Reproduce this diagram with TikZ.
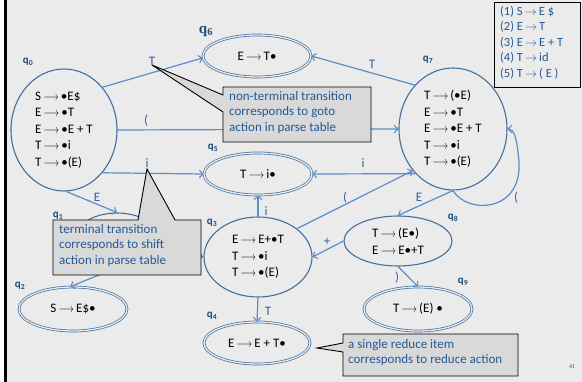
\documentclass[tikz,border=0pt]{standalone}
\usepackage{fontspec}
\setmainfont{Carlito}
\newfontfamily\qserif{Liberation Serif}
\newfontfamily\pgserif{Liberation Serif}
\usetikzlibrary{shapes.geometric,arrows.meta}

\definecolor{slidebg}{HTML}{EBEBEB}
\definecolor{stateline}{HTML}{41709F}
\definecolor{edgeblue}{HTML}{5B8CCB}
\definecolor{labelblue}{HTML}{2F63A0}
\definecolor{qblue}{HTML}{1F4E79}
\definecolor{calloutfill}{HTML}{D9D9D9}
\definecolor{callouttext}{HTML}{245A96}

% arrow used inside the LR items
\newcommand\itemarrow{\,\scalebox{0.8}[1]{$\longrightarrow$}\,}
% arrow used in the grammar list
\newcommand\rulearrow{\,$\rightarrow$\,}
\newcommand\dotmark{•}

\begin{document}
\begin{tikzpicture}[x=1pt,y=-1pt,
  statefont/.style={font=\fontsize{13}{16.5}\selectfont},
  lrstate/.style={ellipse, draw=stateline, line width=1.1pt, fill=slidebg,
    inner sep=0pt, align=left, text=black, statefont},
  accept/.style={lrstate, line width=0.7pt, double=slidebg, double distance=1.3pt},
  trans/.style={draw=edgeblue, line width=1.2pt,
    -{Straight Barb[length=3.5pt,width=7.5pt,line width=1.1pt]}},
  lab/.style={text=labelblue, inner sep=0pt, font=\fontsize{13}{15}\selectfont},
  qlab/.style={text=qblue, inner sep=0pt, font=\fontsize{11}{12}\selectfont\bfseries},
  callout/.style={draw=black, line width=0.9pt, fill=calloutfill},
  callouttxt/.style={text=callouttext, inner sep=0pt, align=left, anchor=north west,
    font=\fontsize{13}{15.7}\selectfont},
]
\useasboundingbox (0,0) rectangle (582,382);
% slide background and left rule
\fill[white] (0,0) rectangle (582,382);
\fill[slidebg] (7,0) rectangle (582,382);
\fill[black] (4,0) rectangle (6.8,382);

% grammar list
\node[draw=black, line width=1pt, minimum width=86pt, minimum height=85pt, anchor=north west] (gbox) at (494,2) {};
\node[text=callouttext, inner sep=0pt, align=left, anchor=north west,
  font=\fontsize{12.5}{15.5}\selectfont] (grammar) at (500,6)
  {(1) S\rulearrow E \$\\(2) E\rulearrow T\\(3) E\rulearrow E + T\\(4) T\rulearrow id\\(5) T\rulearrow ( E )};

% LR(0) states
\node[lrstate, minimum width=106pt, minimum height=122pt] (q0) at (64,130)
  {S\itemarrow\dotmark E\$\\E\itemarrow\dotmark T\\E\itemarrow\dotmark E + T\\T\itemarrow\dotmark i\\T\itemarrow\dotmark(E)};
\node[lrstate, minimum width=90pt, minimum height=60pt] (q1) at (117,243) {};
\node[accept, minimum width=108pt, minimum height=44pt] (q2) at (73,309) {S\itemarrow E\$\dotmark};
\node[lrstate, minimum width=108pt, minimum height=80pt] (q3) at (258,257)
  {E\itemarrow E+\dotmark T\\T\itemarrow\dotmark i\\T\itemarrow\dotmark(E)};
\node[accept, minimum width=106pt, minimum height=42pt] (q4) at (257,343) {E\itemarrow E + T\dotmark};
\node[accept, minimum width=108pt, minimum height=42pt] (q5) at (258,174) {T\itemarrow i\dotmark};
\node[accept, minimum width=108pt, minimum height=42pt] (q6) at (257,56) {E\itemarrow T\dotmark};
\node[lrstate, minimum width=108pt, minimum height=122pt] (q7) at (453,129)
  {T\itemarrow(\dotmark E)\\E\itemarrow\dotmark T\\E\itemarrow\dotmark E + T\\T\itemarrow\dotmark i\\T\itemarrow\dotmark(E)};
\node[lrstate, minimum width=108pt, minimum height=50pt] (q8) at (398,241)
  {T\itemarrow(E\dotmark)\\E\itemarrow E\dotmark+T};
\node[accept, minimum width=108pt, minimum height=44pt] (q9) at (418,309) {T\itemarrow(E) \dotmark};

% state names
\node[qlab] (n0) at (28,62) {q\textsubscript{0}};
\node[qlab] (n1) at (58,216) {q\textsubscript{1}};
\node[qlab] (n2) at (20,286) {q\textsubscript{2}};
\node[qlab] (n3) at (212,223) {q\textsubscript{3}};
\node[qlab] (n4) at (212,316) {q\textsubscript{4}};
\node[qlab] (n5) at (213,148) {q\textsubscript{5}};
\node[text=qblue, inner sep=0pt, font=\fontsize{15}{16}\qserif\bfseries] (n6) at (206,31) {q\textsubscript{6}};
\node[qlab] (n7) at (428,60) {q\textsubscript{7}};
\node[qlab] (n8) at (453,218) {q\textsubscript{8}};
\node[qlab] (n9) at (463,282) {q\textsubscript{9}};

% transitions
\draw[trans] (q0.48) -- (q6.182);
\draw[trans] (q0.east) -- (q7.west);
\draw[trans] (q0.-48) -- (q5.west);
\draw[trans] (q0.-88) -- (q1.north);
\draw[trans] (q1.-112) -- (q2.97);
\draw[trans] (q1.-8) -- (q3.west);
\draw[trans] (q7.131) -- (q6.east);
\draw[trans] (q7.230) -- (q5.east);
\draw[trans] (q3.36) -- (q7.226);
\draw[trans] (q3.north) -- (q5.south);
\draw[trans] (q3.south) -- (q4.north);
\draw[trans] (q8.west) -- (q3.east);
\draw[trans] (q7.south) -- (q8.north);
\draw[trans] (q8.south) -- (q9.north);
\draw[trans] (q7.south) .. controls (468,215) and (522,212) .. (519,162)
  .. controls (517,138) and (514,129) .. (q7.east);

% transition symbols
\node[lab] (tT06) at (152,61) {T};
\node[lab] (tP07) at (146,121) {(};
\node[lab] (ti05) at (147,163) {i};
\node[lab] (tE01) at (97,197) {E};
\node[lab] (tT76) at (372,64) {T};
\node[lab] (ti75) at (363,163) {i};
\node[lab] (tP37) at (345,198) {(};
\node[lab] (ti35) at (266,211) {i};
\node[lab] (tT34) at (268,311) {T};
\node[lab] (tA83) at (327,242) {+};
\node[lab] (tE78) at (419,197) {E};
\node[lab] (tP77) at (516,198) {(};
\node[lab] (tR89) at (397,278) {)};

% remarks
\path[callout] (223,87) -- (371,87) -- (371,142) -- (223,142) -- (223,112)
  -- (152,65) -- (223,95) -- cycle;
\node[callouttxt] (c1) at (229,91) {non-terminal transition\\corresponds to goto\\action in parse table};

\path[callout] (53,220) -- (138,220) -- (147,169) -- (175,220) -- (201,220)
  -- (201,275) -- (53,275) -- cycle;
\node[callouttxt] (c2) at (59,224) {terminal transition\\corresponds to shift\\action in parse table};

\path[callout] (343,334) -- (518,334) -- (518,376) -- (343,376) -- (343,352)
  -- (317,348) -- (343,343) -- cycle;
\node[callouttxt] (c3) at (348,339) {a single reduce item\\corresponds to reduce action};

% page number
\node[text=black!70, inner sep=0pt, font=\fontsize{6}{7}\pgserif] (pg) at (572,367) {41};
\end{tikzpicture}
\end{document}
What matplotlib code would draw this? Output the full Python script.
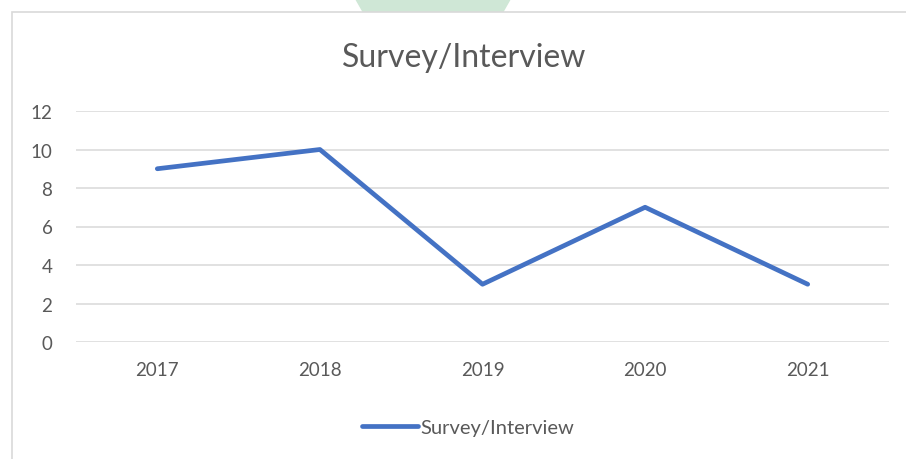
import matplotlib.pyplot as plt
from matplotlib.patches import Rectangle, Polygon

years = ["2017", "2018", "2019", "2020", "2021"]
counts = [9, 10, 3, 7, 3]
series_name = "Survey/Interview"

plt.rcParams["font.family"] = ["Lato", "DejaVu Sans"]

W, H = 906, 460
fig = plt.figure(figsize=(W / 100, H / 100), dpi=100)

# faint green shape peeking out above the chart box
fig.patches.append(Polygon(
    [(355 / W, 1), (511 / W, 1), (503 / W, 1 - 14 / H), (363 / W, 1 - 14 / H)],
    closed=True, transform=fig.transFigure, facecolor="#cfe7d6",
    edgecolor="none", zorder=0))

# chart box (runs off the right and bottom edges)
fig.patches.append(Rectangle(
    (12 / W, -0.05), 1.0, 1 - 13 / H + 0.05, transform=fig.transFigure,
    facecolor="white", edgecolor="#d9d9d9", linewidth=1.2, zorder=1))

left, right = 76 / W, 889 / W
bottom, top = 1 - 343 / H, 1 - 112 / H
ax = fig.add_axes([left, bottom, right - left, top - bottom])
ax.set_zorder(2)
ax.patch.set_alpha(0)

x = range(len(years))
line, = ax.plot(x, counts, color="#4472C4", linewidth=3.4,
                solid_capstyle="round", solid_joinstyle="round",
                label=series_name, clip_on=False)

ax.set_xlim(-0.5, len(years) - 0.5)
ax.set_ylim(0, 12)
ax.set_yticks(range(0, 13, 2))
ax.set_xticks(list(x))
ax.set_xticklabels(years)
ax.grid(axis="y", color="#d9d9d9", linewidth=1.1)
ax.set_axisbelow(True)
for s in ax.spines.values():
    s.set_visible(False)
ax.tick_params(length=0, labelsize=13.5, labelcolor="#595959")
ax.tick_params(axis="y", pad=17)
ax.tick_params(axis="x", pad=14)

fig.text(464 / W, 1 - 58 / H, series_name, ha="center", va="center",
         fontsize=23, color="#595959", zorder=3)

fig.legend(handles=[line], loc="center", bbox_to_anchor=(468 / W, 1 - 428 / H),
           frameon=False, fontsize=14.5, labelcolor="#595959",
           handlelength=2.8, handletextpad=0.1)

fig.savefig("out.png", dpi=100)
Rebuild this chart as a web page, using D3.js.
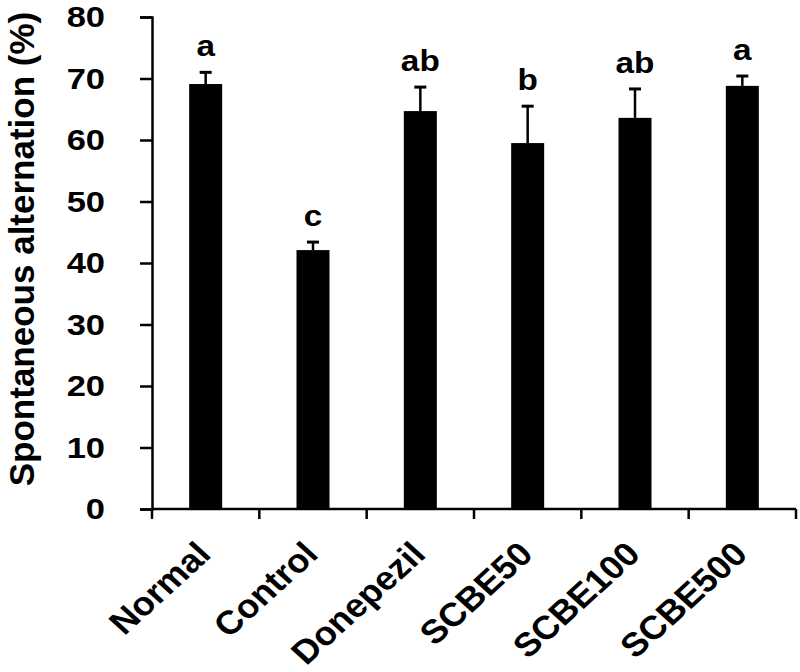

━━━━━━━━━━━━━━━━━━━━━━━━━━━━━━

- [Problem to solve]: Word for word, repeat the lines above from the one with "What matplotlib code" through the one with "fig = plt.figure(figsize=(W", and nothing beyond them. Omit the pictures.

- [Exercise result]:
What matplotlib code would draw this? Output the full Python script.
import matplotlib.pyplot as plt
from matplotlib.patches import Rectangle, Polygon

years = ["2017", "2018", "2019", "2020", "2021"]
counts = [9, 10, 3, 7, 3]
series_name = "Survey/Interview"

plt.rcParams["font.family"] = ["Lato", "DejaVu Sans"]

W, H = 906, 460
fig = plt.figure(figsize=(W / 100, H / 100), dpi=100)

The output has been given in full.